М. Р., казалось, был человеком, оторванным от традиционной еврейской среды, которому советская власть дала определенный социальный статус (он был начальником цеха на одной из фабрик). Но ребенком он все-таки ходил в хедер, точно такой же, как в крошечном еврейском местечке. Став взрослым, он часто бывал у нас дома, внимательно слушая все, что говорилось на уроках Торы. Со временем он достиг такого высокого уровня, что разбирался в сложных понятиях хасидизма, которые обсуждались на уроках по Субботам и в праздники (в эти дни М. Р., закончив работу и сняв с себя "будничные одежды", присоединялся к евреям, собиравшимся у нас дома). При этом ему приходилось соблюдать строжайшую конспирацию из-за занимаемой им должности. Но он обычно говорил, что на все готов, дабы просидеть пару часов за одним столом со Шнеерсоном и послушать его.

И вот такого человека7, с его огромной силой влияния на людей, которую он использовал, чтобы приближать их к Торе, заперли в "четырех локтях"8, максимально отдалив от евреев в целом, а также от родных и привычного окружения в частности. Это с каждым днем все больше подрывало его здоровье…

В конечном счете М. Рабин, обдумав все варианты, прежде чем отправиться к семье, поехал в Ташкент. Там, к сожалению, он не смог ничего решить по нашему вопросу. Оттуда он направился в Киргизию, куда были эвакуированы его жена и ребенок, и, забрав их, уехал в Алма-Ату, где жил его старший брат Гирш. Устроившись на новом месте, М. Рабин продолжил работу по спасению моего мужа.
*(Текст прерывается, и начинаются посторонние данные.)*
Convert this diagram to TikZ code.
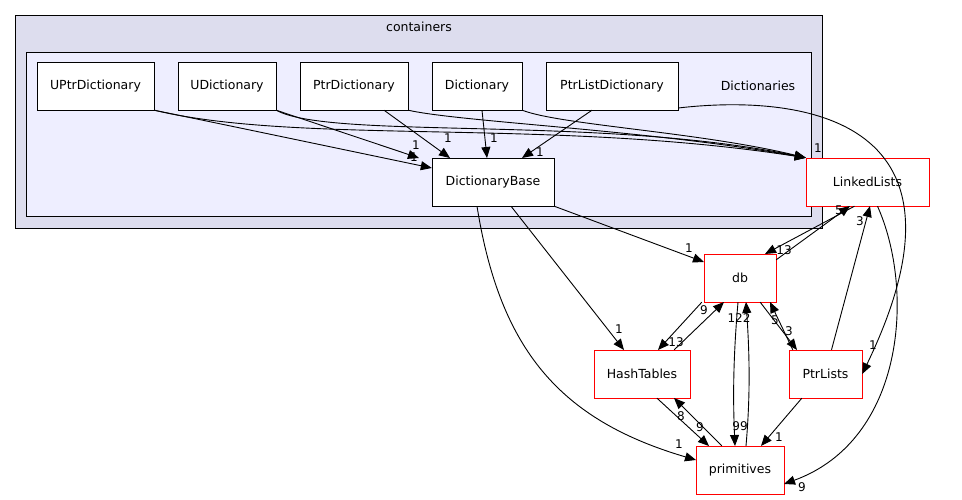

Когда мы расставались, он пообещал, горько рыдая: "Все, что только в силах сделать человек, я сделаю!"

Может, еще доведется увидеть детей

Проведя несколько дней в обществе нашего дорогого друга, мы вернулись к своей обыденной жизни. Правда, у нас появилась, пусть и слабая, надежда, что к нам, наконец, придет долгожданное спасение. Увы, состояние моего мужа, тем не менее, продолжало ухудшаться. Он старался крепиться, но из этого ничего не выходило. Настроение было нерадостное, на душе - неспокойно.
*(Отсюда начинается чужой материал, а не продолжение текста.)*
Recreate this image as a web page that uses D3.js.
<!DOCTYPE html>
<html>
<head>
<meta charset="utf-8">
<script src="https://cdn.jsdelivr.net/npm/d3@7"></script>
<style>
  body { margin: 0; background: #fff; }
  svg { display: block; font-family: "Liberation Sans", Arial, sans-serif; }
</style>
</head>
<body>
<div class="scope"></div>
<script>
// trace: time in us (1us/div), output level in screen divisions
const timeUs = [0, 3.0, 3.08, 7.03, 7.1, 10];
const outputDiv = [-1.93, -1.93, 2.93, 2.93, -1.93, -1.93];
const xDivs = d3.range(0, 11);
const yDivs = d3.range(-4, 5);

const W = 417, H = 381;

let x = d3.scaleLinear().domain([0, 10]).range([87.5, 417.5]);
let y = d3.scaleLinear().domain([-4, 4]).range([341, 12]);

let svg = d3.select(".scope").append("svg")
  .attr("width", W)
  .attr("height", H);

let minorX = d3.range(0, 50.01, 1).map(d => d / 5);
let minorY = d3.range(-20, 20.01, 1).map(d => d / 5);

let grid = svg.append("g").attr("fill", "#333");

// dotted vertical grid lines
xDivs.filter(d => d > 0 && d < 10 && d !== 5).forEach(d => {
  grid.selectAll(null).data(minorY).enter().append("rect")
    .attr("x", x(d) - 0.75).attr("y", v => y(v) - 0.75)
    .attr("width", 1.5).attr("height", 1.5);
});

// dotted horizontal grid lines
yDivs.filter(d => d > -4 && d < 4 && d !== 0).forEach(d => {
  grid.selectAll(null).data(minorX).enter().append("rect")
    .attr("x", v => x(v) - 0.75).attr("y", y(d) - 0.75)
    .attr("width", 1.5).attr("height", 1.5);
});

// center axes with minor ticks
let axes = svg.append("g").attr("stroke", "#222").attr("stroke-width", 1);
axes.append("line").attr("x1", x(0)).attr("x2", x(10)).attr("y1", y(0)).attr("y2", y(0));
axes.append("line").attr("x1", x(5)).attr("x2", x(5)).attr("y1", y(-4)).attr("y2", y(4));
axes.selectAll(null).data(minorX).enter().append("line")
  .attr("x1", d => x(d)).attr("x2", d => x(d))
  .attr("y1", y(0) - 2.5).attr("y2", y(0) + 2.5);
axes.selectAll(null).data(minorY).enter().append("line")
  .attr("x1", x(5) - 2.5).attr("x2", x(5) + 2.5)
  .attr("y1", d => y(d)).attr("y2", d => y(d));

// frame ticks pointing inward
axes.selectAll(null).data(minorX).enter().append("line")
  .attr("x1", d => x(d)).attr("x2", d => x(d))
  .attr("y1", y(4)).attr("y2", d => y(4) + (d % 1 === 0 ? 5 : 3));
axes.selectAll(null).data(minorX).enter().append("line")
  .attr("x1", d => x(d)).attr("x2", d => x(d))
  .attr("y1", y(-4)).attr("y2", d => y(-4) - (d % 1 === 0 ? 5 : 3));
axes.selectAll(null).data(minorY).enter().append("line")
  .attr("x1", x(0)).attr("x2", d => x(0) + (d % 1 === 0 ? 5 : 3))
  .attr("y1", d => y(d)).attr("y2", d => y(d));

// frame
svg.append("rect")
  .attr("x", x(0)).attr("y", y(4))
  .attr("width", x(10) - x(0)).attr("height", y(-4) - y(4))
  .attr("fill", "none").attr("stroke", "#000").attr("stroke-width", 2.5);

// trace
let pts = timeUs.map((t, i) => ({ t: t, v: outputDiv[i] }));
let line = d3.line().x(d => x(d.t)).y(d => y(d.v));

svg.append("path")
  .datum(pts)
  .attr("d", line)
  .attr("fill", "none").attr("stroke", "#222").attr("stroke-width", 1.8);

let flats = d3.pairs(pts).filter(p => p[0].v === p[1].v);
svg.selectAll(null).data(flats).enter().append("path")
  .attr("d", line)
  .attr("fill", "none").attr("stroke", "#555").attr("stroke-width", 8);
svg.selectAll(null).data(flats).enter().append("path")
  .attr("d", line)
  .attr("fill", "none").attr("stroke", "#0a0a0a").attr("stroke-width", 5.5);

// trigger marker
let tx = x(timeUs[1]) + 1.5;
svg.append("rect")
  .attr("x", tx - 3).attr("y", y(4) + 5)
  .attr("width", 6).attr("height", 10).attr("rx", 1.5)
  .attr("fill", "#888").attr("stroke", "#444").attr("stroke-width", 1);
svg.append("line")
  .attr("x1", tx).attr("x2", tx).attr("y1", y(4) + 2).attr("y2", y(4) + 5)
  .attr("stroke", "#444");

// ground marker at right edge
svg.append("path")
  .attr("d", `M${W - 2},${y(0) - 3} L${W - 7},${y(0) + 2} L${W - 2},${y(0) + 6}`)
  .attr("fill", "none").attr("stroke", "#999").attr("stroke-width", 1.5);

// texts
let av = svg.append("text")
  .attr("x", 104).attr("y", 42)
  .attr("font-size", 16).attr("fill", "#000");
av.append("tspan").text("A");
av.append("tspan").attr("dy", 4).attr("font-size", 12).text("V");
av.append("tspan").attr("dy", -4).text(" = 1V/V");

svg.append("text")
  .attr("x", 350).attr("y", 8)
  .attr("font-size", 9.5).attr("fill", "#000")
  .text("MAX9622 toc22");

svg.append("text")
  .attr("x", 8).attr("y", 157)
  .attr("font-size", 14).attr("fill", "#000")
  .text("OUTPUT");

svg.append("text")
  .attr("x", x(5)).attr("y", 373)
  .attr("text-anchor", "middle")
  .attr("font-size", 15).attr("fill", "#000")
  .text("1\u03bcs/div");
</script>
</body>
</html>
В воздухе носились самые разные слухи. Многие рассказывали, что слышали - из "достоверных источников" - об огромных трудностях, чинимых ссыльным, срок ссылки которых завершался. Власти прилагали все усилия, чтобы эти люди продолжали оставаться более-менее изолированными от прежнего окружения. В первую очередь, им запрещалось селиться в сколько-нибудь крупных городах, а также возвращаться в места, где они проживали до ссылки. Последнее нам было не очень важно: в нашем городе гитлеровцы уничтожили практически всех евреев, так что даже если бы нам разрешили туда вернуться, в этом не было особого смысла…
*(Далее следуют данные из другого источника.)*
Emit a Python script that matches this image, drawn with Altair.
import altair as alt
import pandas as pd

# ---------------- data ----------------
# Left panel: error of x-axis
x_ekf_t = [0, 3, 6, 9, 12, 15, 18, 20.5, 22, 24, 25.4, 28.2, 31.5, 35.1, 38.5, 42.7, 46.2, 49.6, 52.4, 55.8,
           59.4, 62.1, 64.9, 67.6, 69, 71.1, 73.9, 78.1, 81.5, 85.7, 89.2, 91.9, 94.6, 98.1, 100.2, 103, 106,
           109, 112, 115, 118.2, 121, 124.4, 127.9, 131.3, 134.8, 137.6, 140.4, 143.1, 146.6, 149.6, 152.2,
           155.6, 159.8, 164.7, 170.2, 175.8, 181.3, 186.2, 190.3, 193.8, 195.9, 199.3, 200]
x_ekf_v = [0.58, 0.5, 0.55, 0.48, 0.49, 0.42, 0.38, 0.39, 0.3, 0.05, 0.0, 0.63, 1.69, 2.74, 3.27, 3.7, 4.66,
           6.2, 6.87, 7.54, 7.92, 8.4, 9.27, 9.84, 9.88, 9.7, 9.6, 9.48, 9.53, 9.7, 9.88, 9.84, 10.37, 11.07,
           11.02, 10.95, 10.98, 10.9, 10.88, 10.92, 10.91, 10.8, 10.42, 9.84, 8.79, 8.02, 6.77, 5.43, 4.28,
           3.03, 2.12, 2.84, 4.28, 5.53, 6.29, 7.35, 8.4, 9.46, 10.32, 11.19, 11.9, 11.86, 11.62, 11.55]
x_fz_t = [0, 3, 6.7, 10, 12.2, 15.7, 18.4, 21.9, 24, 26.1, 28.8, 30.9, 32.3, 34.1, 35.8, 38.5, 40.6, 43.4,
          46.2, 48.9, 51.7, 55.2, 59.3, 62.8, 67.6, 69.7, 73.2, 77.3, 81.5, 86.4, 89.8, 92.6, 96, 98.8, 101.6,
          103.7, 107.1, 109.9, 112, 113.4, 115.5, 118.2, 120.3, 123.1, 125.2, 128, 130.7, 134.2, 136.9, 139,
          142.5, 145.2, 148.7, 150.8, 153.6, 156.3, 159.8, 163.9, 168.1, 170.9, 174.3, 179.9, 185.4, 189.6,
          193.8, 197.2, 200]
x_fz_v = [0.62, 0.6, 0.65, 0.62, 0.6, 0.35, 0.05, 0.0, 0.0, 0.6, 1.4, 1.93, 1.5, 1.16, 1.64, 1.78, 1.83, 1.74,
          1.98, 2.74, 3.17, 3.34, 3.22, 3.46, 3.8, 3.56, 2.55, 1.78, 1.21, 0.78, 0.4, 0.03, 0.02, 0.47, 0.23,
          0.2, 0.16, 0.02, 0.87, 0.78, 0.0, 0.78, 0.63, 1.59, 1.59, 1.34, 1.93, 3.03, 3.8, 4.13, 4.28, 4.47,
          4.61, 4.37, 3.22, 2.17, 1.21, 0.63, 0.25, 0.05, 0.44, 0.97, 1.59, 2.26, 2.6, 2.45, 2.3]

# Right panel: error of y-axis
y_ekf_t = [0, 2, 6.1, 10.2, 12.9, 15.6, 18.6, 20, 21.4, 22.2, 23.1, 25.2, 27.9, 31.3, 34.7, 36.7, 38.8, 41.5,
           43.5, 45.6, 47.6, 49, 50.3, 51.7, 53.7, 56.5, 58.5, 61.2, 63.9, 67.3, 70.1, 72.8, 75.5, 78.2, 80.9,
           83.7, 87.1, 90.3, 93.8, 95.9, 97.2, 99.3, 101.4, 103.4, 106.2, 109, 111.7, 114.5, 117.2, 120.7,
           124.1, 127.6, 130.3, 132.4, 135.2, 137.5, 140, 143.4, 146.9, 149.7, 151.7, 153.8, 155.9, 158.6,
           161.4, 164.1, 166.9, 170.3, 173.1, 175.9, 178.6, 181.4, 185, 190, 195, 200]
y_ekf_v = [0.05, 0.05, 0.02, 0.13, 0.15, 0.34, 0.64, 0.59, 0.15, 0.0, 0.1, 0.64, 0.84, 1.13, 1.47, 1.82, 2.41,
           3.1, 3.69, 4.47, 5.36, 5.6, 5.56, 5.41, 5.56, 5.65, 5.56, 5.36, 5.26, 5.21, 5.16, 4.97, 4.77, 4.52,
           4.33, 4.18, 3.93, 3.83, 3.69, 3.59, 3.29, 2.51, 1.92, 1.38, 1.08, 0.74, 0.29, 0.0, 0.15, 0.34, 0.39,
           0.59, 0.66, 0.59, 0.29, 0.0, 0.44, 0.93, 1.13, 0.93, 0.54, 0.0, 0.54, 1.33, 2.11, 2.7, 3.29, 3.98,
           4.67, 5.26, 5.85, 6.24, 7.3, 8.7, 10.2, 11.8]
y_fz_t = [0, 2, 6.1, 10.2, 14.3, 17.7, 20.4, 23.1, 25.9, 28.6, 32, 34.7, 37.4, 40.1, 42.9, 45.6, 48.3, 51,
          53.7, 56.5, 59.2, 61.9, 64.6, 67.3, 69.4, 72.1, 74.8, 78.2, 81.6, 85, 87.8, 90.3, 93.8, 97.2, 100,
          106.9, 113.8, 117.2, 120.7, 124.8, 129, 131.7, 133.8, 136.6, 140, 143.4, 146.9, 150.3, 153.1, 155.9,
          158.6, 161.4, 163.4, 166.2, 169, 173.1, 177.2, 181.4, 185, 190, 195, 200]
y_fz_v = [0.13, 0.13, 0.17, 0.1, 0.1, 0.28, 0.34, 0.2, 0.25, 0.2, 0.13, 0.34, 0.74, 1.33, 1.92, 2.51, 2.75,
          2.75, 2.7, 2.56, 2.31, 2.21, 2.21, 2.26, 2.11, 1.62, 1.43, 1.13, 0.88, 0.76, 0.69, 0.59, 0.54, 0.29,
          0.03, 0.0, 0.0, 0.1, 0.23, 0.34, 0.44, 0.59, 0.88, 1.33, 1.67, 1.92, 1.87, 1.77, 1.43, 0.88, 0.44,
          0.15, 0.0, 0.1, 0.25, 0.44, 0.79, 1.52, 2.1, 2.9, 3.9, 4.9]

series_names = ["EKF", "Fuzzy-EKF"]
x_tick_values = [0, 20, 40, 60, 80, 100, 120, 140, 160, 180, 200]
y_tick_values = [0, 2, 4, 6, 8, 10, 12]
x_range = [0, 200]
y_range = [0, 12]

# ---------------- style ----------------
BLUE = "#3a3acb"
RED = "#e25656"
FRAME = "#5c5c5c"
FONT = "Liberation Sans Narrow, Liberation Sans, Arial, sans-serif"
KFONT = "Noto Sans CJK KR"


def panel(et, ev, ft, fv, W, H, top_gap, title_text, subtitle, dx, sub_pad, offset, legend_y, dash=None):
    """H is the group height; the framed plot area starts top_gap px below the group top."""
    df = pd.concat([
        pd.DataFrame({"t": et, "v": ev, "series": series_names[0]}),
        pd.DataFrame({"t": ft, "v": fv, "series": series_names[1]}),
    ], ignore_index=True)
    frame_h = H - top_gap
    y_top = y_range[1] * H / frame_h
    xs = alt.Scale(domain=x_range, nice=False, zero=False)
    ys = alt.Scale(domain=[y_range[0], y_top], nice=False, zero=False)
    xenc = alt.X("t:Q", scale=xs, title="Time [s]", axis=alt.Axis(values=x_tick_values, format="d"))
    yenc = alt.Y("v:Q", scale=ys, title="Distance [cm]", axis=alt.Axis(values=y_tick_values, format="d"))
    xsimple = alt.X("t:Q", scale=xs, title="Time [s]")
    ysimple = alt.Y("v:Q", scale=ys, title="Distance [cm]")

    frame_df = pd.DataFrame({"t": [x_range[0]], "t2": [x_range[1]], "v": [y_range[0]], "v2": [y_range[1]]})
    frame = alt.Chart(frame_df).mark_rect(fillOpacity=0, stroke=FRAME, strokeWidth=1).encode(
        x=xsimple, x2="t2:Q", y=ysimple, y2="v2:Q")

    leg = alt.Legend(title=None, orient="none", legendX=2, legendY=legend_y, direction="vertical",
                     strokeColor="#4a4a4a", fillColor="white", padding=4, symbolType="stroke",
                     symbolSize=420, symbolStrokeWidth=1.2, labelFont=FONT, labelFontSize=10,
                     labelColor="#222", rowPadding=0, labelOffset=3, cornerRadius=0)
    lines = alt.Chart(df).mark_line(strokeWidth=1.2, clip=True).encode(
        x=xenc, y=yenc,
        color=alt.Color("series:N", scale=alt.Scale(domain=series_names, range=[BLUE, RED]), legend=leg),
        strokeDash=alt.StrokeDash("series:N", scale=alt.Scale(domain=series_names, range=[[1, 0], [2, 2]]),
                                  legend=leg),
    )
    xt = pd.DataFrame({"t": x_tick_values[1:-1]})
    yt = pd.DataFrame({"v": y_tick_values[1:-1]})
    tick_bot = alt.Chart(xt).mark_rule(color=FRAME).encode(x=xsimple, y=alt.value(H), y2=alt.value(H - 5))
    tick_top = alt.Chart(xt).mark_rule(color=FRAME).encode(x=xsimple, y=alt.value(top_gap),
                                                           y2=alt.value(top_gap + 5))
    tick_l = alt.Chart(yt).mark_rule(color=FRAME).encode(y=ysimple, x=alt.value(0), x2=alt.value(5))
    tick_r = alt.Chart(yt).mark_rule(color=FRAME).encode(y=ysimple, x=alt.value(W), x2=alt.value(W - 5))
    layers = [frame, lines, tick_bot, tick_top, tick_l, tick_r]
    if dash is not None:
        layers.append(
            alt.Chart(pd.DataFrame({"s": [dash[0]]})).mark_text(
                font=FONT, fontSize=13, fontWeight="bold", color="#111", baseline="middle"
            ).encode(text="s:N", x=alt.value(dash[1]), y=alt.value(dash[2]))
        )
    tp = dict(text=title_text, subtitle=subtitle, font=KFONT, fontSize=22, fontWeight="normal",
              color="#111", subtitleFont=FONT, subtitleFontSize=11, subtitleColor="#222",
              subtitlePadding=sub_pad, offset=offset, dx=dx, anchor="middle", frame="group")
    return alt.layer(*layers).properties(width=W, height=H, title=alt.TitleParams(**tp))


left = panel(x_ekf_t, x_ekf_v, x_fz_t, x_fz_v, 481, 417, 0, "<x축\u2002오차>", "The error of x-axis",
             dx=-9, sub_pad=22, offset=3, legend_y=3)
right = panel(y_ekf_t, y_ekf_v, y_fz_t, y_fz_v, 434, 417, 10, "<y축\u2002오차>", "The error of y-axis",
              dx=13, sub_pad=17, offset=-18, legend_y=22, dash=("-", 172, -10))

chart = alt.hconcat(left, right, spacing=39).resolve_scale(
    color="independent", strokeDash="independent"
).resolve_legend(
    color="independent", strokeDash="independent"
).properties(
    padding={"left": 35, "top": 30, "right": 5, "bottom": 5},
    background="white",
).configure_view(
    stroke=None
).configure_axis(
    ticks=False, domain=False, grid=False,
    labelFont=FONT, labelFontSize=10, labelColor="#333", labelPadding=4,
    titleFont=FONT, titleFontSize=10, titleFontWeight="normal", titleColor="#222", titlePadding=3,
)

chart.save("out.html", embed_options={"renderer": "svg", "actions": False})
Когда хотелось улучшить настроение, мы начинали думать о хороших вещах, которые ожидают нас впереди. Мы представляли, что оказались в городе, среди людей, что у нас есть возможность поговорить по телефону с детьми и даже повидаться с ними (увы, в отличие от меня, мужу не суждено было дожить до того дня, когда эти мечты сбылись). Пока же нам приходилось жить так, как раньше.

Наступил месяц адар9. С каждым днем снега становилось меньше, а грязи - больше, так что по улицам ходить было очень тяжело. В Чиили это худшее время года. Чтобы раздобыть все необходимое для жизни, приходилось много ходить, преодолевая липкую грязь. Когда в нее ступали ноги, они словно бы проваливались в болото, так что на каждом шагу требовалась сила Шимшона-богатыря, чтобы продолжить движение.